TASK TO CARRY OUT
Don't include pictures. Quote the lines below from the first through the line that contains "15.6, 19.4, 24.3]".

RAW DATA
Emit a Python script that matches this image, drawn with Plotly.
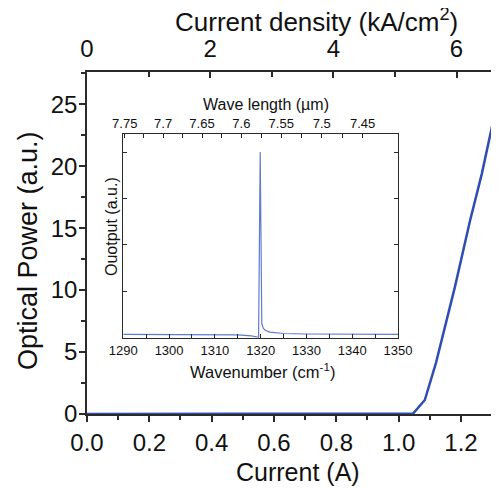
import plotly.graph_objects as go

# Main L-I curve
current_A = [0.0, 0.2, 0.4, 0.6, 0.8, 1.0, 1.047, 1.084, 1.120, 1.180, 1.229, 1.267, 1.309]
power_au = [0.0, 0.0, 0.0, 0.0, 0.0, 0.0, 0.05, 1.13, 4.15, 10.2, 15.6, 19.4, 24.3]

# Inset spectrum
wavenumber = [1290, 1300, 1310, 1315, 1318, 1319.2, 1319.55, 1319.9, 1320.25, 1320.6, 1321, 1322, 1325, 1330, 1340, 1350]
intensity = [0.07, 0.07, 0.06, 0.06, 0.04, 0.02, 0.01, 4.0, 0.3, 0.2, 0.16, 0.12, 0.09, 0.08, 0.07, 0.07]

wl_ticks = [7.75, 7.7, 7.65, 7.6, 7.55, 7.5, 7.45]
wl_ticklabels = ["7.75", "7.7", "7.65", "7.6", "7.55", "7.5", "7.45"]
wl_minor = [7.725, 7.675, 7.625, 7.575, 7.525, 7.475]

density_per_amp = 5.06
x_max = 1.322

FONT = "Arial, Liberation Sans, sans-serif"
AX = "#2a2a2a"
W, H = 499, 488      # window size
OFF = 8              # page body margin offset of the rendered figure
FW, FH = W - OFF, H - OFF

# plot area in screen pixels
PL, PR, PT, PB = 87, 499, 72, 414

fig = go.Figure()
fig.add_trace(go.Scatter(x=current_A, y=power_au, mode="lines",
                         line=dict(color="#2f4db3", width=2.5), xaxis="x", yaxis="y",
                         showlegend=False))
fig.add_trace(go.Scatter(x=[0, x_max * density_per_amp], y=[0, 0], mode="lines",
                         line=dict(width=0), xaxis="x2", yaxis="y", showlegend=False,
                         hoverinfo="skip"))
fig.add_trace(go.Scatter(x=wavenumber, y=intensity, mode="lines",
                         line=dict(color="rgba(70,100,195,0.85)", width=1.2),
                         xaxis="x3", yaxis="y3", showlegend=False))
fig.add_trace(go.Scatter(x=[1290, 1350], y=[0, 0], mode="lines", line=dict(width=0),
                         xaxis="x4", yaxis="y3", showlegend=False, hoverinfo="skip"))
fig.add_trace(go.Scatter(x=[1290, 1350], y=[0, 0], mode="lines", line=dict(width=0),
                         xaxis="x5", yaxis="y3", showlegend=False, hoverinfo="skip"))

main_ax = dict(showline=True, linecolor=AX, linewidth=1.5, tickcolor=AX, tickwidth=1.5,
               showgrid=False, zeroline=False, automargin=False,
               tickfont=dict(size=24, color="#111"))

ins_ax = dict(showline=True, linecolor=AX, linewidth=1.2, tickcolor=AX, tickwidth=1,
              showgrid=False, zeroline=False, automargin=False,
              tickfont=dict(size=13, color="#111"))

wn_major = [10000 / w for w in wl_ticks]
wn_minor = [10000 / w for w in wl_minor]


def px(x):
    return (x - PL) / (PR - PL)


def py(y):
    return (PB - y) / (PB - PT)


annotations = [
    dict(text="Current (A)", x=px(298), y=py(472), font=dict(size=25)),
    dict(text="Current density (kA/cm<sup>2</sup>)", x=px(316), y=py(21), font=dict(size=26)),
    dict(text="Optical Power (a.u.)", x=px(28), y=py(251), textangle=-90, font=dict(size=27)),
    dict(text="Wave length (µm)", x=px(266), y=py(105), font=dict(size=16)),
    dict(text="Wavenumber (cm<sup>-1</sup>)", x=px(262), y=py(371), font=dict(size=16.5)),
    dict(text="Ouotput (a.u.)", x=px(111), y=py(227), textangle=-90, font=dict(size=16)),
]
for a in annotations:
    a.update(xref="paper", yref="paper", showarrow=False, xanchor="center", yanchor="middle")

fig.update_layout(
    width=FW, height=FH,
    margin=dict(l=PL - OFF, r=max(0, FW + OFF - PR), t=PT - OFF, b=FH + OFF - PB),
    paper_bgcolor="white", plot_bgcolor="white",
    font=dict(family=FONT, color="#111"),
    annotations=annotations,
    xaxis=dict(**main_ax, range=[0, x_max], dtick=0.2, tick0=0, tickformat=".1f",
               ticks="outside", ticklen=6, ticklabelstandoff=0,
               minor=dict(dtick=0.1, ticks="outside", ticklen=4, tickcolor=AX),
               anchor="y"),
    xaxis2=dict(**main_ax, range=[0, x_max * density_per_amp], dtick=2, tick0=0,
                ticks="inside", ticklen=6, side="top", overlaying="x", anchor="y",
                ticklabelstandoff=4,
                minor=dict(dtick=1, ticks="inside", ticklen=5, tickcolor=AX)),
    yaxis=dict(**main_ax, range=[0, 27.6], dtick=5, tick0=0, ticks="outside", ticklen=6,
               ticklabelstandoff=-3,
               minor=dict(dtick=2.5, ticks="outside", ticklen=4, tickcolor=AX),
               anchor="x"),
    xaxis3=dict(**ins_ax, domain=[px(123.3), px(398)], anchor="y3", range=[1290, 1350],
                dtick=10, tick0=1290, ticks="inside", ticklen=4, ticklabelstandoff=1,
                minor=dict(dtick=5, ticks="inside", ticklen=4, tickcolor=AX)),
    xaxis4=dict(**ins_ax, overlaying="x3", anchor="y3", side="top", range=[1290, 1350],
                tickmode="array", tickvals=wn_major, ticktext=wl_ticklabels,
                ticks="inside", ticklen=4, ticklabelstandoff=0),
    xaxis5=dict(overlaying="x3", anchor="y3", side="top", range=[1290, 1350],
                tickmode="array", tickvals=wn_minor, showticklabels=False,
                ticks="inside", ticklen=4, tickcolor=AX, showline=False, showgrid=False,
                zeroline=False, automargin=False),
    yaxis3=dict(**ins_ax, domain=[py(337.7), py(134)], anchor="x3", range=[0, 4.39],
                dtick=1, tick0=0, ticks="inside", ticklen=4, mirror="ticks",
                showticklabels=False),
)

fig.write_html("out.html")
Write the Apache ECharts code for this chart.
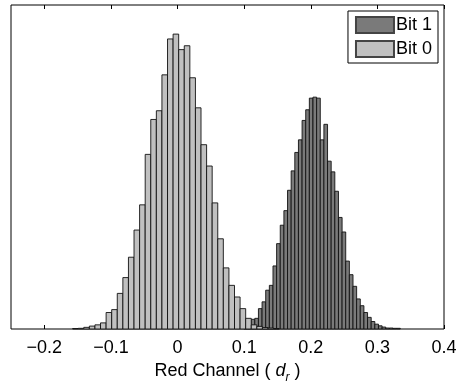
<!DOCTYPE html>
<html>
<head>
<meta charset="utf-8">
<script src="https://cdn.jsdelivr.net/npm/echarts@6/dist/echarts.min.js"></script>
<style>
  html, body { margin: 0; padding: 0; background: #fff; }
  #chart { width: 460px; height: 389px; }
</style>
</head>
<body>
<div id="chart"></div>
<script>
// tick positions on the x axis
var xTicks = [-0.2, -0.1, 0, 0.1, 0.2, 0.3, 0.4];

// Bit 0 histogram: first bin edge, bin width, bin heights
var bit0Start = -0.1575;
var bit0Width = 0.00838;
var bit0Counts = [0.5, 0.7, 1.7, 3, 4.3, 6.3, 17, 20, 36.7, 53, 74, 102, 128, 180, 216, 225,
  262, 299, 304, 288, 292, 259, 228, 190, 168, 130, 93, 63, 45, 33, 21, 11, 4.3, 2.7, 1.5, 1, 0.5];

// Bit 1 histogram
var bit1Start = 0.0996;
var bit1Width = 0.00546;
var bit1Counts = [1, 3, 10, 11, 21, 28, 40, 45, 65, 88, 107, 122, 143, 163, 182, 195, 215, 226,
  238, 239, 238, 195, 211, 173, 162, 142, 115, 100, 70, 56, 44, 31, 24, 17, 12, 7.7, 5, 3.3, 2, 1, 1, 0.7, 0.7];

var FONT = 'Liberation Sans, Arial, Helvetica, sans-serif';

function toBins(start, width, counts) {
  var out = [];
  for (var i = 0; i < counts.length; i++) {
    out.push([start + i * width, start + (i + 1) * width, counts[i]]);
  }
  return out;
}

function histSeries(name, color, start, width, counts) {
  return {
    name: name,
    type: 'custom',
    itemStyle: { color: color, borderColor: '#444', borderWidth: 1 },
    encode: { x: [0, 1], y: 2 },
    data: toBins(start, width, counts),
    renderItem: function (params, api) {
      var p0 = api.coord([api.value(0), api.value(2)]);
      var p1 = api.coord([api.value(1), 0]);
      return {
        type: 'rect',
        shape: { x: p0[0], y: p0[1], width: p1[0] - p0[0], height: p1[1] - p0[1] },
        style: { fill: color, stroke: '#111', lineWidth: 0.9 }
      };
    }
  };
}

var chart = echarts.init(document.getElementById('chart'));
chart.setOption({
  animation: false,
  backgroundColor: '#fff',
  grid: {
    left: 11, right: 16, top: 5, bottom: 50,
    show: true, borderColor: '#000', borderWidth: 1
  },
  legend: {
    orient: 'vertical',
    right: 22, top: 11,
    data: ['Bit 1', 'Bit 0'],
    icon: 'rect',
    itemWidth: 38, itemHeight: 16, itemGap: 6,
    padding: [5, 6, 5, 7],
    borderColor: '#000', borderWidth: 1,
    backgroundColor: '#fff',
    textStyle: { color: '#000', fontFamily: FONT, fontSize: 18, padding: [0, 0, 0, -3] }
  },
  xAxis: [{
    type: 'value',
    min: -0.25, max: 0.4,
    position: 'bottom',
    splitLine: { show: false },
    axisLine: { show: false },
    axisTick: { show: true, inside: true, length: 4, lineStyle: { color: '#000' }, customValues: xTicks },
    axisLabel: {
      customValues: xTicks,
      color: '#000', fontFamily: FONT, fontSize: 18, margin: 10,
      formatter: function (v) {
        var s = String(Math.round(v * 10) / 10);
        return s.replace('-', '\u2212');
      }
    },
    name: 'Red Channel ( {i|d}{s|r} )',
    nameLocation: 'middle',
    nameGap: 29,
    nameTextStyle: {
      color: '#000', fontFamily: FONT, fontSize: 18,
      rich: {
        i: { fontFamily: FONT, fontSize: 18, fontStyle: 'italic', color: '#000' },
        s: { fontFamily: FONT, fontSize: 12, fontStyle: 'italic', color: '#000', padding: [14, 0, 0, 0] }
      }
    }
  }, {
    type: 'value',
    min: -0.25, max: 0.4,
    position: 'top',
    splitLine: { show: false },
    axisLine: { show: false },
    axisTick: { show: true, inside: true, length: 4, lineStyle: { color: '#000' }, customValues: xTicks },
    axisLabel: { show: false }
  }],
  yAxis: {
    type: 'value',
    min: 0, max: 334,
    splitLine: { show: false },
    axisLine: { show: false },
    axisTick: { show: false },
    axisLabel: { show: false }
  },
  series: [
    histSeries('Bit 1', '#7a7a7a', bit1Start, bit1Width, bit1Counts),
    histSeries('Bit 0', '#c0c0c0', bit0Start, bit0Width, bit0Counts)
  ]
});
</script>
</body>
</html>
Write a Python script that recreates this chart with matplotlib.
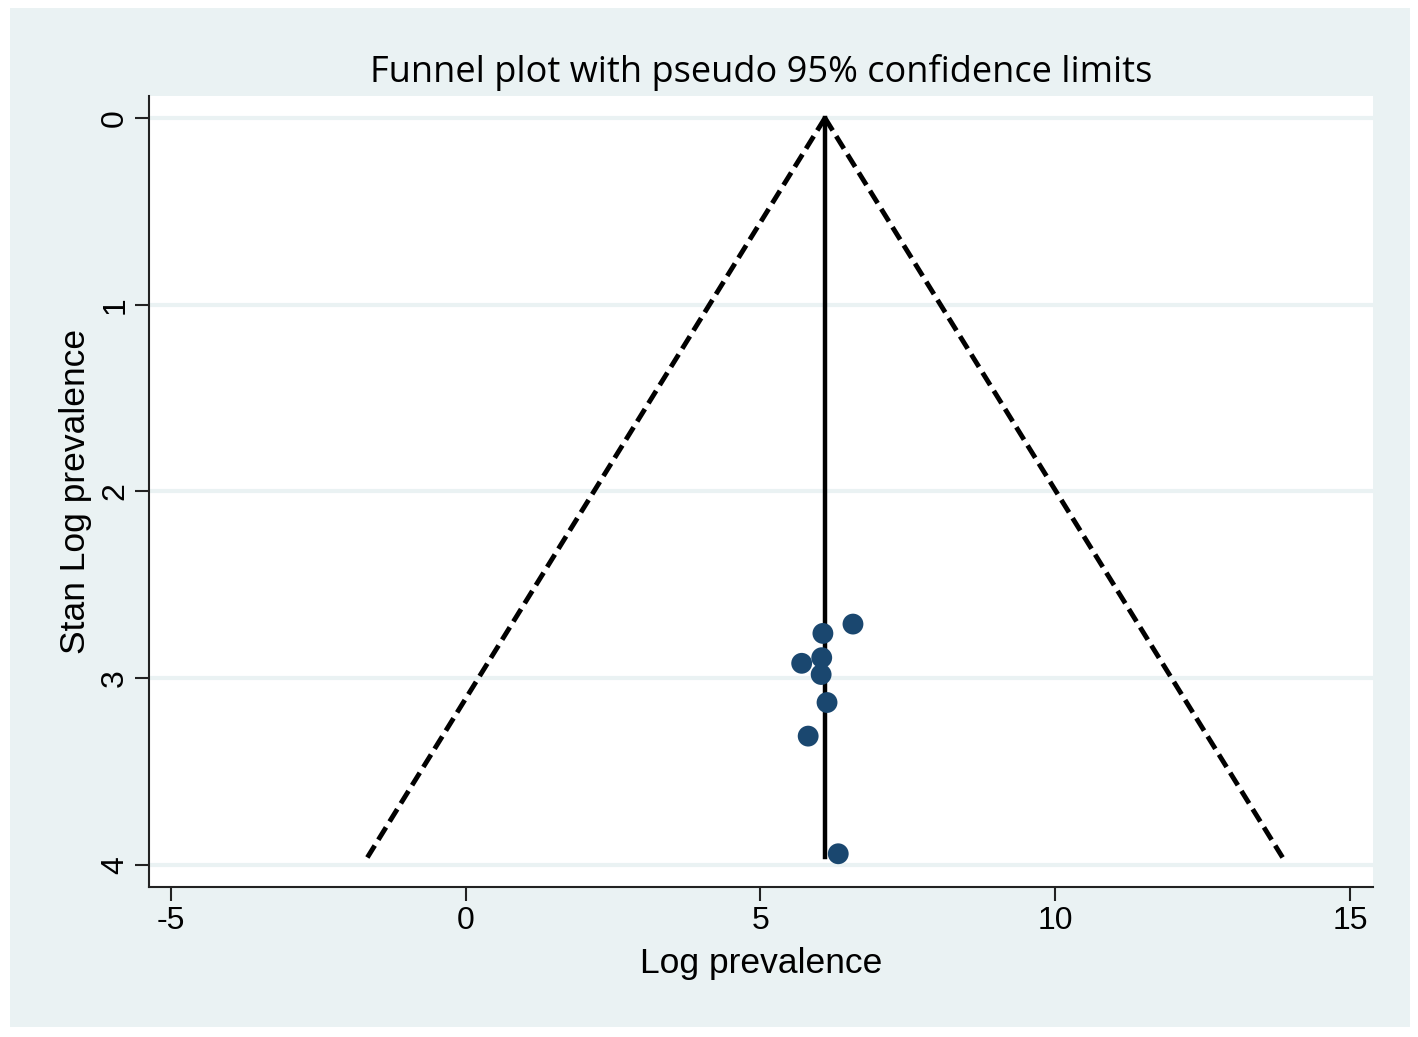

WRITTEN REPLY
Emit a Python script that matches this image, drawn with Plotly.
import plotly.graph_objects as go

# Main L-I curve
current_A = [0.0, 0.2, 0.4, 0.6, 0.8, 1.0, 1.047, 1.084, 1.120, 1.180, 1.229, 1.267, 1.309]
power_au = [0.0, 0.0, 0.0, 0.0, 0.0, 0.0, 0.05, 1.13, 4.15, 10.2, 15.6, 19.4, 24.3]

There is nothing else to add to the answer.